By Andrea Tomkins –
If there’s an award for best homemade skating rink, Richard Janecky may be looking at first place.
While flooding a backyard with a garden hose is not unheard of, every winter, Janecky goes the extra mile to build a rink for his wife Karla Hilton and their children Lola, 12, and Marek, 9.
While homemade rinks are traditionally located in backyards, this one is in the front yard of the family home on Bayswater Avenue. The rink measures 24 x 48 and is surrounded by low boards. It takes up almost the entire yard, and incorporates a sizable tree.
“Most people wouldn’t think that it’s the perfect yard for it… who would think to put a rink in their front yard?” laughs Janecky.
Janecky has rink making down to a science.
“You wait for a minimum of 10 cm of snow, and we had lots of snow in November. It was perfect,” remembers Janecky. “Then you get your snowshoes on and you get a few people with snowshoes, just to stomp it all down. One great way of doing it is getting kids on toboggans and dragging them around – you just stamp it down as much as you can. That’s the base.”
Amateurs could be forgiven if they assume that flooding comes next, but there’s a critical step that can’t be missed.
“You need to water it, sprinkle it, about five or six times before you can start flooding,” says Janecky. “You have to have a cold night to do it, you need the right conditions. It has to be cold, and you spray it with a mister. What you’re trying to do is create a hard surface for when you do eventually start flooding. The water needs some place to stay so it doesn’t sink through the snow into the grass.”
“This is my third year with it and I’ve learned my lesson on that front. It’s so frustrating if you don’t do it.”
This year, Janecky built a new addition to the rink. In past years, snow has slid off the metal roof and knocked down the boards, which in turn meant the front of the house was less protected from errant pucks. So Janecky fashioned a set of protective screens. Hinges allow the screens to easily fold down when not in use, and they have a bit of give so they can survive gusts of wind and snow.
“No windows have been lost yet, despite a couple of stray slapshots,” says Janecky.
Skating outdoors is a great family activity. Marek participated in the building of the boards and both kids help clear the ice.
“I think anyone can build a rink,” says Janecky, but he adds that it’s important to “stay motivated” and tend to its upkeep.
The actual building of the structure took a day, but the real work lies in its maintenance.
“Flooding is another matter entirely. That takes a lot of determination.” It’s a chore reserved for extra cold evenings, when the kids are in bed.
“I’m out there, seven, eight nights in a row, flooding the ice and getting it ready for skating. It’s a process.”

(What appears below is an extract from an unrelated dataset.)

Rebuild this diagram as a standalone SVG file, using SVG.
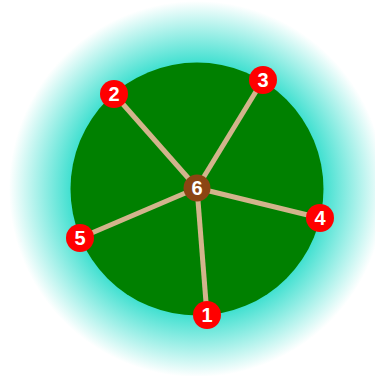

Happily, all that hard work pays off. The rink gets a lot of use, even in the evening, as white Christmas lights illuminate after-dinner games. “Marek is crazy about hockey and he’s out there every night,” says Janecky.
For those who are worried about the grass, they needn’t be. Janecky says the grass doesn’t seem to be affected at all. “It makes no difference to the grass whatsoever. It comes back just as quickly as it would have if you didn’t have a rink. Zero impact.”

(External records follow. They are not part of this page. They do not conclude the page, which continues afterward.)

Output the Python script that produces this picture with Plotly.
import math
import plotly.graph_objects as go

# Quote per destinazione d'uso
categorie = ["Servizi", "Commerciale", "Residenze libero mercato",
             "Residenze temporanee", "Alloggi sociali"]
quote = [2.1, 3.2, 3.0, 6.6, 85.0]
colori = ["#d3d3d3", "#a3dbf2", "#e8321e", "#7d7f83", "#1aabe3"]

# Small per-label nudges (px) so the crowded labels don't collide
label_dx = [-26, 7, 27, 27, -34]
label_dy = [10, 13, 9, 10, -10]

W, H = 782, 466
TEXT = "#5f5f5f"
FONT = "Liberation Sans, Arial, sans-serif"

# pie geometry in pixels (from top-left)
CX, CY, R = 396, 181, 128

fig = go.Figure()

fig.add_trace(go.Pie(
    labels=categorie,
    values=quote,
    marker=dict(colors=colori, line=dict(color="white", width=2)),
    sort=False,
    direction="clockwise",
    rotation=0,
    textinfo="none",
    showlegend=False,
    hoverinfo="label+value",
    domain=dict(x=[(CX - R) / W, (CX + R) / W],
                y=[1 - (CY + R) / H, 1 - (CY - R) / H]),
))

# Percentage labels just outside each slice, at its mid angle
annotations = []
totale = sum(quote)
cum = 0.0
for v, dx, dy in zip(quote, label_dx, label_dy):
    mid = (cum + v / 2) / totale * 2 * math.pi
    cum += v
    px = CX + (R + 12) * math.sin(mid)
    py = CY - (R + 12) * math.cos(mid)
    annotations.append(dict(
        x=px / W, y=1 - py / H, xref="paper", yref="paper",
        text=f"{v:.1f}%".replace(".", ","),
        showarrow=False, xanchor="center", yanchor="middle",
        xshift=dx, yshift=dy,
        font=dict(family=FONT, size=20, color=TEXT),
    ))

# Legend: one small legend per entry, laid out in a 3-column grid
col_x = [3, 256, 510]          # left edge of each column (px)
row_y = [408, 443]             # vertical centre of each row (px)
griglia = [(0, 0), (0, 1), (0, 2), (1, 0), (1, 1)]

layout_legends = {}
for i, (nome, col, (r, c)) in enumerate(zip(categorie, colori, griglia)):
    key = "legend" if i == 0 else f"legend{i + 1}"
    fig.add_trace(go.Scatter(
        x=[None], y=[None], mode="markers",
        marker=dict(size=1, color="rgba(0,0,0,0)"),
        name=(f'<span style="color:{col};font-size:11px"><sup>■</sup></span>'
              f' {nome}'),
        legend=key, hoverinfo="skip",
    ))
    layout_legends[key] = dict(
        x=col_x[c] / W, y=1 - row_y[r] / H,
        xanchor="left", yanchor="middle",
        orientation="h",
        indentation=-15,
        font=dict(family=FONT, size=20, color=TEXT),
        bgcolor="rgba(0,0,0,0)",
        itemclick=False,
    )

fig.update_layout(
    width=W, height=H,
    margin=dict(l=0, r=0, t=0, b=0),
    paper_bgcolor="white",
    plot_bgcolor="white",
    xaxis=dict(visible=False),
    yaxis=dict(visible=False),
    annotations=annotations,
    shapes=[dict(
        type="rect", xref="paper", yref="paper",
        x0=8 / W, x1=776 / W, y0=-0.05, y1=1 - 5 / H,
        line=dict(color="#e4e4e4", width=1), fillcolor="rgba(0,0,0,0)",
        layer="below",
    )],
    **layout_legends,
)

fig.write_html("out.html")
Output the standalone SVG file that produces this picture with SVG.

One could assume that games of shinny on outdoor rinks was a part of Janecky’s childhood, but this is not actually the case.

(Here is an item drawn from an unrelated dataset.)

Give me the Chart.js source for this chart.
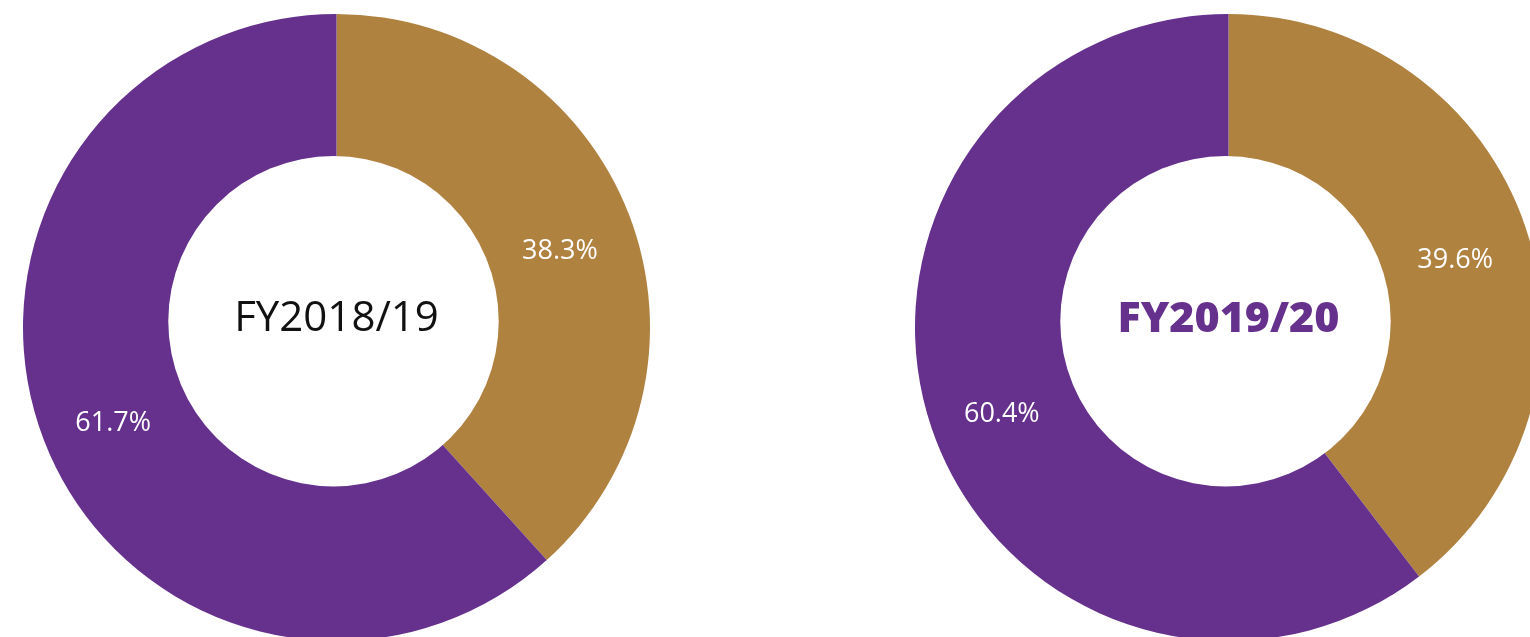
<!DOCTYPE html>
<html>
<head>
<meta charset="utf-8">
<script src="https://cdn.jsdelivr.net/npm/chart.js@4/dist/chart.umd.min.js"></script>
<style>
  html, body { margin: 0; padding: 0; width: 1530px; height: 637px; overflow: hidden; background: #ffffff; }
  .wrap { position: absolute; top: 14px; width: 627px; height: 627px; }
  #w1 { left: 23px; }
  #w2 { left: 915px; }
</style>
</head>
<body>
<div class="wrap" id="w1"><canvas id="c1" width="627" height="627"></canvas></div>
<div class="wrap" id="w2"><canvas id="c2" width="627" height="627"></canvas></div>
<script>
const categories = ["Category A", "Category B"];
const titles = ["FY2018/19", "FY2019/20"];
const valuesFY1819 = [38.3, 61.7];
const valuesFY1920 = [39.6, 60.4];
const colors = ["#B08240", "#65318D"];

const FONT = "'Open Sans', 'DejaVu Sans', sans-serif";

function makeLabelPlugin(title, titleColor, titleWeight, titleSize) {
  return {
    id: 'labels',
    afterDatasetsDraw(chart) {
      const ctx = chart.ctx;
      const meta = chart.getDatasetMeta(0);
      const data = chart.data.datasets[0].data;
      const a0 = meta.data[0];
      const R = a0.outerRadius;
      const holeR = R * 0.527;
      ctx.save();
      // white hole (slightly off-centre, as in the reference)
      ctx.fillStyle = '#ffffff';
      ctx.beginPath();
      ctx.arc(a0.x - R * 0.0096, a0.y - R * 0.02, holeR, 0, Math.PI * 2);
      ctx.fill();
      // value labels
      ctx.textAlign = 'center';
      ctx.textBaseline = 'middle';
      ctx.fillStyle = '#ffffff';
      ctx.font = "400 27px " + FONT;
      meta.data.forEach((arc, i) => {
        const p = arc.getProps(['x', 'y', 'startAngle', 'endAngle', 'outerRadius'], true);
        const mid = (p.startAngle + p.endAngle) / 2;
        const r = (holeR + p.outerRadius) / 2;
        ctx.fillText(data[i].toFixed(1) + '%', p.x + Math.cos(mid) * r, p.y + Math.sin(mid) * r + 10);
      });
      // centre title
      ctx.fillStyle = titleColor;
      ctx.font = titleWeight + " " + titleSize + "px " + FONT;
      ctx.fillText(title, a0.x, a0.y - 8);
      ctx.restore();
    }
  };
}

function makeChart(id, values, title, titleColor, titleWeight, titleSize) {
  return new Chart(document.getElementById(id), {
    type: 'doughnut',
    data: {
      labels: categories,
      datasets: [{
        data: values,
        backgroundColor: colors,
        borderWidth: 0,
        hoverOffset: 0
      }]
    },
    options: {
      responsive: false,
      animation: false,
      cutout: 0,
      layout: { padding: 0 },
      plugins: { legend: { display: false }, tooltip: { enabled: false } },
      events: []
    },
    plugins: [makeLabelPlugin(title, titleColor, titleWeight, titleSize)]
  });
}

makeChart('c1', valuesFY1819, titles[0], '#111111', '400', 42);
makeChart('c2', valuesFY1920, titles[1], '#65318D', '800', 43);
</script>
</body>
</html>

“Growing up in Vancouver and moving to Ottawa, the one thing that I was in awe of was outdoor rinks, because I’d never really seen them. To me it’s always been the charm of this city, these outdoor rinks.”
The boards come down in the Spring when the snow melts and it all gets put away, but Janecky says he’s running out of room to store it because he keeps adding to it every year.
All those hours spent on building, flooding, and then take down… is it worth it?
“I do it for them” says Janecky, motioning to his son Marek and his two friends who’ve dropped by to play hockey.
“The kids come over after school and they have something to do, and it’s just fun. And it becomes a bit of a hub. The neighbours come over from time to time and they bring their kids. I think it brings a sense of community, a way of celebrating the moment.”